Extract word for word the lines of the listing from its start to the line holding "var width = 542, height = 613;", both ends kept; pictures are not part of the copy.

Recorded data:
* * * * * * *

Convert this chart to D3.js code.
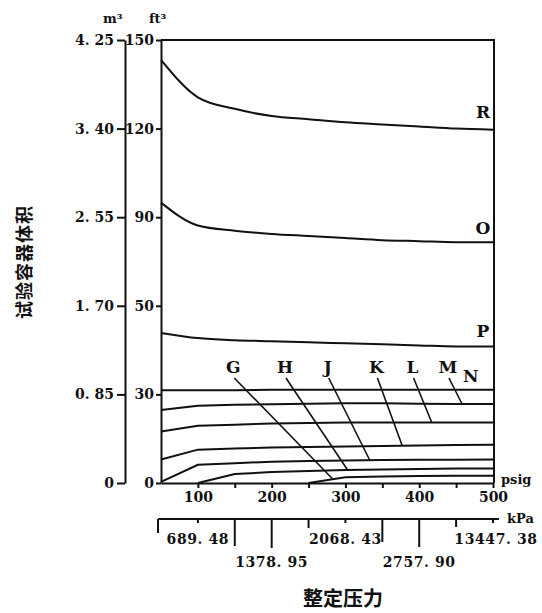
<!DOCTYPE html>
<html lang="zh">
<head>
<meta charset="utf-8">
<title>试验容器体积 - 整定压力</title>
<script src="https://cdn.jsdelivr.net/npm/d3@7"></script>
<style type="text/css">

body {
	margin: 0;
	background: #fff;
}

#vis text {
	font-family: "DejaVu Serif", serif;
	font-weight: bold;
	fill: #111;
}

#vis .cjk {
	font-family: "Noto Sans CJK SC", sans-serif;
	font-weight: bold;
}

</style>
</head>

<body>

<div id="vis"></div>

<script>

/* Data */
/* ==== */

var psig = [50, 100, 150, 200, 250, 300, 350, 400, 450, 500];

// vessel volume, m3, read at each psig value (null = no curve there)
var volR = [4.06, 3.70, 3.59, 3.52, 3.49, 3.46, 3.44, 3.42, 3.40, 3.39];
var volO = [2.69, 2.47, 2.42, 2.39, 2.37, 2.35, 2.33, 2.32, 2.31, 2.31];
var volP = [1.44, 1.39, 1.37, 1.36, 1.35, 1.34, 1.33, 1.32, 1.31, 1.31];
var volN = [0.89, 0.89, 0.89, 0.895, 0.895, 0.895, 0.895, 0.895, 0.895, 0.895];
var volM = [0.70, 0.74, 0.75, 0.755, 0.76, 0.765, 0.765, 0.76, 0.758, 0.757];
var volL = [0.495, 0.55, 0.56, 0.57, 0.575, 0.58, 0.58, 0.58, 0.58, 0.58];
var volK = [0.225, 0.32, 0.33, 0.34, 0.345, 0.35, 0.355, 0.36, 0.365, 0.367];
var volJ = [0.01, 0.175, 0.19, 0.205, 0.21, 0.215, 0.22, 0.222, 0.224, 0.225];
var volH = [null, 0, 0.086, 0.105, 0.115, 0.125, 0.13, 0.135, 0.138, 0.14];
var volG = [null, null, null, null, 0, 0.055, 0.063, 0.067, 0.07, 0.07];

var m3Ticks  = [0, 0.85, 1.70, 2.55, 3.40, 4.25];
var m3Labels = ['0', '0. 85', '1. 70', '2. 55', '3. 40', '4. 25'];
var ft3Labels = ['0', '30', '50', '90', '120', '150'];

var psigTicks = [100, 150, 200, 250, 300, 350, 400, 450, 500];
var kpaAt     = [100, 200, 300, 400, 500];
var kpaLabels = ['689. 48', '1378. 95', '2068. 43', '2757. 90', '13447. 38'];


/* Globals and SVG */
/* =============== */

var width = 542, height = 613;

var svg = d3.select('#vis')
	.append('svg')
		.attr('width', width)
		.attr('height', height);

svg.append('rect')
	.attr('width', width)
	.attr('height', height)
	.attr('fill', '#fff');

var x = d3.scaleLinear().domain([50, 500]).range([161, 493]);
var y = d3.scaleLinear().domain([0, 4.25]).range([483, 40]);

var ink = '#111';


/* Axes */
/* ==== */

function drawAxes() {

	// m3 axis, free standing on the left
	var m3Axis = d3.axisLeft(y)
		.tickValues(m3Ticks)
		.tickFormat(function(d, i) { return m3Labels[i]; })
		.tickSize(8).tickSizeOuter(0).tickPadding(3);

	var gm = svg.append('g')
		.attr('transform', 'translate(125,0)')
		.call(m3Axis);

	// ft3 axis on the frame
	var ftAxis = d3.axisLeft(y)
		.tickValues(m3Ticks)
		.tickFormat(function(d, i) { return ft3Labels[i]; })
		.tickSize(5).tickSizeOuter(0).tickPadding(2);

	var gf = svg.append('g')
		.attr('transform', 'translate(' + x(50) + ',0)')
		.call(ftAxis);

	// psig axis along the bottom of the frame
	var psigAxis = d3.axisBottom(x)
		.tickValues(psigTicks)
		.tickFormat(function(d) { return d % 100 === 0 ? d : ''; })
		.tickSize(5).tickSizeOuter(0).tickPadding(4);

	var gp = svg.append('g')
		.attr('transform', 'translate(0,' + y(0) + ')')
		.call(psigAxis);

	[gm, gf, gp].forEach(function(g) {
		g.selectAll('path, line').attr('stroke', ink).attr('stroke-width', 2);
		g.selectAll('text')
			.attr('font-size', 14)
			.attr('font-family', '"DejaVu Serif", serif')
			.attr('font-weight', 'bold');
	});

	// unit captions
	svg.append('text').attr('x', 103).attr('y', 23).attr('font-size', 13).text('m³');
	svg.append('text').attr('x', 149).attr('y', 23).attr('font-size', 13).text('ft³');
	svg.append('text').attr('x', 501).attr('y', 484).attr('font-size', 13).text('psig');

	// kPa axis below
	var ky = 519;
	svg.append('line')
		.attr('x1', x(46)).attr('x2', x(508))
		.attr('y1', ky).attr('y2', ky)
		.attr('stroke', ink).attr('stroke-width', 2);

	var tickLen = { 50: 14, 100: 4, 150: 27, 200: 29, 250: 9, 300: 4, 350: 23, 400: 28, 450: 8, 500: 4 };
	Object.keys(tickLen).forEach(function(k) {
		var v = +k, xx = x(v) + (v === 50 ? -3 : 0);
		svg.append('line')
			.attr('x1', xx).attr('x2', xx)
			.attr('y1', ky).attr('y2', ky + tickLen[k])
			.attr('stroke', ink).attr('stroke-width', 2);
	});

	svg.append('g').selectAll('text')
		.data(kpaAt)
		.join('text')
			.attr('x', function(d, i) { return x(d) + (i === 4 ? 3 : 0); })
			.attr('y', function(d, i) { return i % 2 === 0 ? 544 : 567; })
			.attr('text-anchor', 'middle')
			.attr('font-size', 14)
			.attr('letter-spacing', 0.6)
			.text(function(d, i) { return kpaLabels[i]; });

	svg.append('text')
		.attr('x', 507).attr('y', 523)
		.attr('font-size', 13)
		.text('kPa');

} // drawAxes()


/* Curves */
/* ====== */

function drawCurves() {

	// frame
	svg.append('path')
		.attr('d', 'M' + x(50) + ',' + y(4.25) + 'H' + (x(500) + 1) + 'V' + y(0))
		.attr('fill', 'none')
		.attr('stroke', ink).attr('stroke-width', 2);

	var smooth = [volR, volO, volP];
	var straight = [volN, volM, volL, volK, volJ, volH, volG];

	function lineFor(curve) {
		return d3.line()
			.defined(function(d) { return d != null; })
			.x(function(d, i) { return x(psig[i]); })
			.y(function(d) { return y(d); })
			.curve(curve);
	}

	svg.append('g').selectAll('path.smooth')
		.data(smooth)
		.join('path')
			.attr('d', lineFor(d3.curveMonotoneX))
			.attr('fill', 'none')
			.attr('stroke', ink).attr('stroke-width', 2);

	svg.append('g').selectAll('path.straight')
		.data(straight)
		.join('path')
			.attr('d', lineFor(d3.curveLinear))
			.attr('fill', 'none')
			.attr('stroke', ink).attr('stroke-width', 2);

} // drawCurves()


/* Labels */
/* ====== */

function volAt(vals, p) {
	var i = d3.bisectLeft(psig, p);
	if (i <= 0) return vals[0];
	var a = vals[i - 1] == null ? 0 : vals[i - 1], b = vals[i];
	var t = (p - psig[i - 1]) / (psig[i] - psig[i - 1]);
	return a + (b - a) * t;
}

function drawLabels() {

	// R, O, P sit above the right end of their curves
	[['R', volR, 12], ['O', volO, 8], ['P', volP, 9]].forEach(function(c) {
		svg.append('text')
			.attr('x', x(500) - 10).attr('y', y(c[1][9]) - c[2])
			.attr('text-anchor', 'middle')
			.attr('font-size', 17)
			.text(c[0]);
	});

	// lettered call-outs with leader lines
	var callouts = [
		{ name: 'G', vals: volG, at: 148, to: 283 },
		{ name: 'H', vals: volH, at: 218, to: 303 },
		{ name: 'J', vals: volJ, at: 276, to: 333 },
		{ name: 'K', vals: volK, at: 342, to: 377 },
		{ name: 'L', vals: volL, at: 391, to: 417 },
		{ name: 'M', vals: volM, at: 439, to: 458 }
	];

	var base = 373;

	callouts.forEach(function(c) {
		svg.append('text')
			.attr('x', x(c.at)).attr('y', base)
			.attr('text-anchor', 'middle')
			.attr('font-size', 17)
			.text(c.name);
		svg.append('line')
			.attr('x1', x(c.at) + 1).attr('y1', base + 5)
			.attr('x2', x(c.to)).attr('y2', y(volAt(c.vals, c.to)))
			.attr('stroke', ink).attr('stroke-width', 1.6);
	});

	svg.append('text')
		.attr('x', x(470)).attr('y', 382)
		.attr('text-anchor', 'middle')
		.attr('font-size', 17)
		.text('N');

	// titles
	svg.append('text')
		.attr('class', 'cjk')
		.attr('transform', 'translate(31,262) rotate(-90)')
		.attr('text-anchor', 'middle')
		.attr('font-size', 18)
		.attr('letter-spacing', 1)
		.text('试验容器体积');

	svg.append('text')
		.attr('class', 'cjk')
		.attr('x', 343).attr('y', 606)
		.attr('text-anchor', 'middle')
		.attr('font-size', 20)
		.text('整定压力');

} // drawLabels()


drawAxes();
drawCurves();
drawLabels();

</script>

</body>
</html>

* * * * * * *

Response:
Convert this chart to D3.js code.
<!DOCTYPE html>
<html lang="zh">
<head>
<meta charset="utf-8">
<title>试验容器体积 - 整定压力</title>
<script src="https://cdn.jsdelivr.net/npm/d3@7"></script>
<style type="text/css">

body {
	margin: 0;
	background: #fff;
}

#vis text {
	font-family: "DejaVu Serif", serif;
	font-weight: bold;
	fill: #111;
}

#vis .cjk {
	font-family: "Noto Sans CJK SC", sans-serif;
	font-weight: bold;
}

</style>
</head>

<body>

<div id="vis"></div>

<script>

/* Data */
/* ==== */

var psig = [50, 100, 150, 200, 250, 300, 350, 400, 450, 500];

// vessel volume, m3, read at each psig value (null = no curve there)
var volR = [4.06, 3.70, 3.59, 3.52, 3.49, 3.46, 3.44, 3.42, 3.40, 3.39];
var volO = [2.69, 2.47, 2.42, 2.39, 2.37, 2.35, 2.33, 2.32, 2.31, 2.31];
var volP = [1.44, 1.39, 1.37, 1.36, 1.35, 1.34, 1.33, 1.32, 1.31, 1.31];
var volN = [0.89, 0.89, 0.89, 0.895, 0.895, 0.895, 0.895, 0.895, 0.895, 0.895];
var volM = [0.70, 0.74, 0.75, 0.755, 0.76, 0.765, 0.765, 0.76, 0.758, 0.757];
var volL = [0.495, 0.55, 0.56, 0.57, 0.575, 0.58, 0.58, 0.58, 0.58, 0.58];
var volK = [0.225, 0.32, 0.33, 0.34, 0.345, 0.35, 0.355, 0.36, 0.365, 0.367];
var volJ = [0.01, 0.175, 0.19, 0.205, 0.21, 0.215, 0.22, 0.222, 0.224, 0.225];
var volH = [null, 0, 0.086, 0.105, 0.115, 0.125, 0.13, 0.135, 0.138, 0.14];
var volG = [null, null, null, null, 0, 0.055, 0.063, 0.067, 0.07, 0.07];

var m3Ticks  = [0, 0.85, 1.70, 2.55, 3.40, 4.25];
var m3Labels = ['0', '0. 85', '1. 70', '2. 55', '3. 40', '4. 25'];
var ft3Labels = ['0', '30', '50', '90', '120', '150'];

var psigTicks = [100, 150, 200, 250, 300, 350, 400, 450, 500];
var kpaAt     = [100, 200, 300, 400, 500];
var kpaLabels = ['689. 48', '1378. 95', '2068. 43', '2757. 90', '13447. 38'];


/* Globals and SVG */
/* =============== */

var width = 542, height = 613;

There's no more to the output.